Fair enough. I try to keep my mind open too, but I don't put any marbles into baskets if that basket doesn't also contain some evidence. There are simply too many baskets, and I don't have enough marbles for all of them.
Ah. Because you choose to. That is honest. What factors enter into your choice when there is no evidence? Surely there must be some reason you choose to believe in a creator of the universe. I can think of many. Comfort. A feeling of "it must be so". A need for a meaning to the universe.
But if you look carefully here, you will see that it is not unproven beliefs we have little regard for, but beliefs with no evidence at all. Heck, nothing is proven 100% (as we've pointed out to Iacchus numerous times.)
LOL. I dunno. It depends on HOW it is settled. Suppose some really awful entity that hates humans is responsible for the creation of the universe? But honestly, I don't think it will ever be settled. No matter how much we learn about the natural world, people will still be able to say, "you can't prove there is no God. You cannot prove a negative. Try it and you'll see.
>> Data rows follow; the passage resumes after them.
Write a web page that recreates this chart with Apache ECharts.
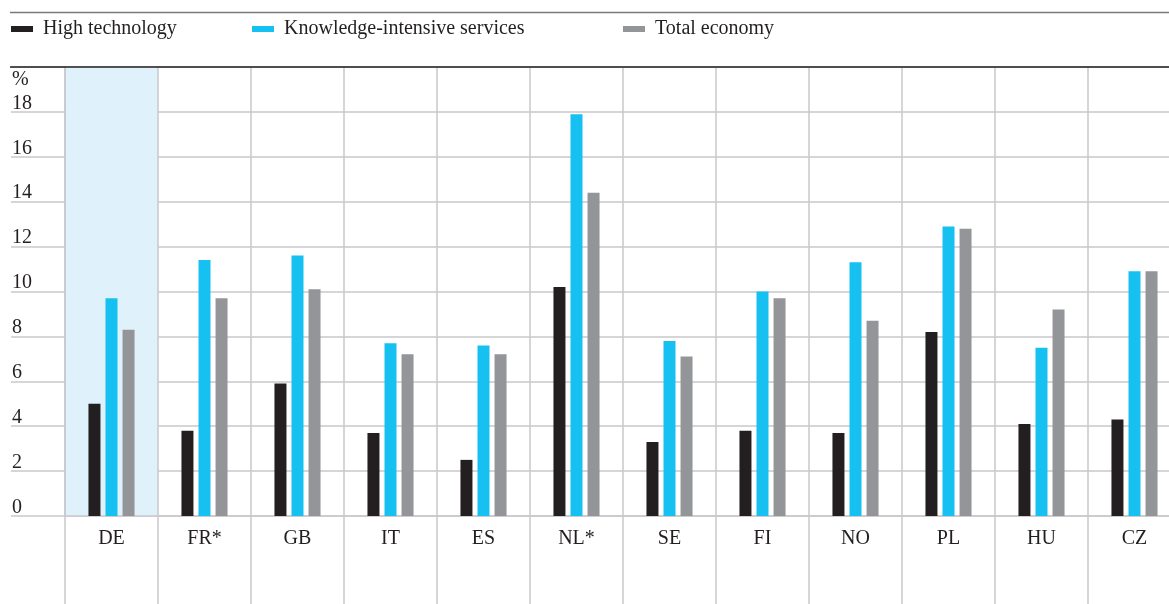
<!DOCTYPE html>
<html>
<head>
<meta charset="utf-8">
<script src="https://cdn.jsdelivr.net/npm/echarts@6/dist/echarts.min.js"></script>
<style>
html,body{margin:0;padding:0;background:#fff;}
#chart{width:1169px;height:604px;}
</style>
</head>
<body>
<div id="chart"></div>
<script>
const categories = ['DE', 'FR*', 'GB', 'IT', 'ES', 'NL*', 'SE', 'FI', 'NO', 'PL', 'HU', 'CZ'];
const highTech = [5.0, 3.8, 5.9, 3.7, 2.5, 10.2, 3.3, 3.8, 3.7, 8.2, 4.1, 4.3];
const knowledge = [9.7, 11.4, 11.6, 7.7, 7.6, 17.9, 7.8, 10.0, 11.3, 12.9, 7.5, 10.9];
const totalEcon = [8.3, 9.7, 10.1, 7.2, 7.2, 14.4, 7.1, 9.7, 8.7, 12.8, 9.2, 10.9];
const seriesNames = ['High technology', 'Knowledge-intensive services', 'Total economy'];
const yTicks = [0, 2, 4, 6, 8, 10, 12, 14, 16, 18];
const unitLabel = '%';

const FONT = '"Liberation Serif", "Times New Roman", serif';
const TXT = '#231f20';
const GRIDC = '#c9c9cc';
const colors = ['#231f20', '#16c1f2', '#939598'];

const chart = echarts.init(document.getElementById('chart'), null, {renderer: 'canvas'});

const areaColors = categories.map((c, i) => i === 0 ? '#dff1fa' : 'rgba(255,255,255,0)');

function legendFor(i, left) {
  return {
    data: [seriesNames[i]],
    left: left,
    top: 19,
    icon: 'rect',
    itemWidth: 22,
    itemHeight: 6,
    selectedMode: false,
    padding: 0,
    textStyle: {fontFamily: FONT, fontSize: 20, color: TXT, padding: [0, 0, 0, 5]}
  };
}

const data = [highTech, knowledge, totalEcon];

chart.setOption({
  animation: false,
  backgroundColor: '#fff',
  textStyle: {fontFamily: FONT},
  legend: [legendFor(0, 11), legendFor(1, 252), legendFor(2, 623)],
  grid: {left: 65, right: -12, top: 67, bottom: 88, containLabel: false, outerBoundsMode: 'none'},
  xAxis: {
    type: 'category',
    data: categories,
    boundaryGap: true,
    axisLine: {show: true, lineStyle: {color: GRIDC, width: 1.5}},
    axisTick: {show: true, length: 88, interval: 0, lineStyle: {color: GRIDC, width: 1.5}},
    axisLabel: {fontFamily: FONT, fontSize: 20, color: TXT, margin: 13, interval: 0},
    splitLine: {show: true, interval: 0, lineStyle: {color: GRIDC, width: 1.5}},
    splitArea: {show: true, interval: 0, areaStyle: {color: areaColors}}
  },
  yAxis: {
    type: 'value',
    min: 0,
    max: 20,
    interval: 2,
    axisLine: {show: true, lineStyle: {color: GRIDC, width: 1.5}},
    axisTick: {show: true, length: 54, lineStyle: {color: GRIDC, width: 1.5}},
    splitLine: {show: true, lineStyle: {color: GRIDC, width: 1.5}},
    axisLabel: {
      fontFamily: FONT, fontSize: 20, color: TXT,
      align: 'left', verticalAlign: 'bottom', lineHeight: 17, margin: 53,
      formatter: v => yTicks.indexOf(v) >= 0 ? String(v) : ''
    }
  },
  graphic: [
    {type: 'line', shape: {x1: 10, y1: 12.5, x2: 1169, y2: 12.5}, style: {stroke: '#7a7a7c', lineWidth: 1.5}, z: 100},
    {type: 'line', shape: {x1: 10, y1: 67, x2: 1169, y2: 67}, style: {stroke: '#231f20', lineWidth: 1.5}, z: 100},
    {type: 'text', left: 12, top: 70, style: {text: unitLabel, font: '20px ' + FONT, fill: TXT}, z: 100}
  ],
  series: data.map((d, i) => ({
    name: seriesNames[i],
    type: 'bar',
    data: d,
    barWidth: 12,
    barGap: '42%',
    itemStyle: {color: colors[i]},
    silent: true
  }))
});
</script>
</body>
</html>
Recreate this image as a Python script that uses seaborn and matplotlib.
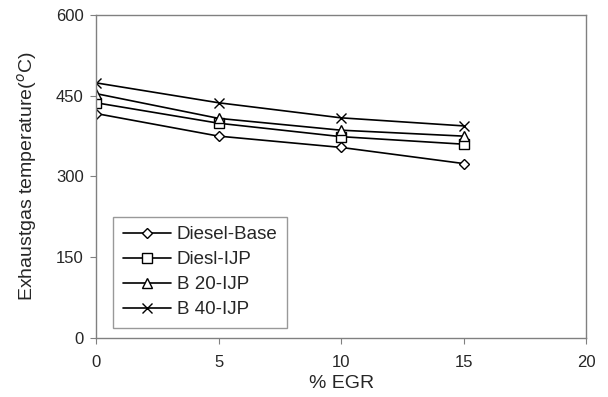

Hmm... I'm not sure what you mean by "valid" here. Are they likely? How can you say without evidence?
What would it take to convince you that there is no creator of the universe? If there is nothing that could convince you, then I wouldn't call your belief "valid", because you would be incapable of believing anything else.
You've managed to disect my statements very nicely. When I said "valid", I meant that there is no evidence contradicting. And, since it is a personal belief, I have obviously let my mind wander to the "Yeah, one might exist" mindset. So valid in my mind may not be valid in yours. In fact, somebody sharing the opposite train of thought could use that same argument and I could not disprove that person. I accept that.
I believe what it would take to disprove to me that there was/is no creator is, basically, a timeline of the universe. We have that now, but it is not even close to being accurate. For example, if we choose the Big Bang as time equalling -0-, I would want to see what happened before that (blah, blah, blah...time and physics didn't exist). My problem is that both the theological and the scientific theories both assume "First there was...". Theologians say there was a creator. Scientists say there was mass. I'm more interested in seeing what was there, and how it was created.
I find that the scientific argument that the mass was just there to be counterproductive to the argument. I find that if you just stop at this point and accept this, you are doing an injustice to science. As a skeptic, the first question should be "So it was just there? Where did it come from? What created it? Is it from a bigger mass?". Yes, it is the only thing that can be proven at time equals -0-, but who am I, you, anybody else to laugh at another's theory on that mass? If nobody knows, what's the point in arguing it?
I am not interested in the argument that physics could be different, time didn't exist, etc. in this discussion either. Worst case scenerio is we find a new, exciting version of physics. The odd thing I find about this argument is that it is SPECULATION that physics could have acted differently before the Big Bang.
I hope I've answered your questions Tricky.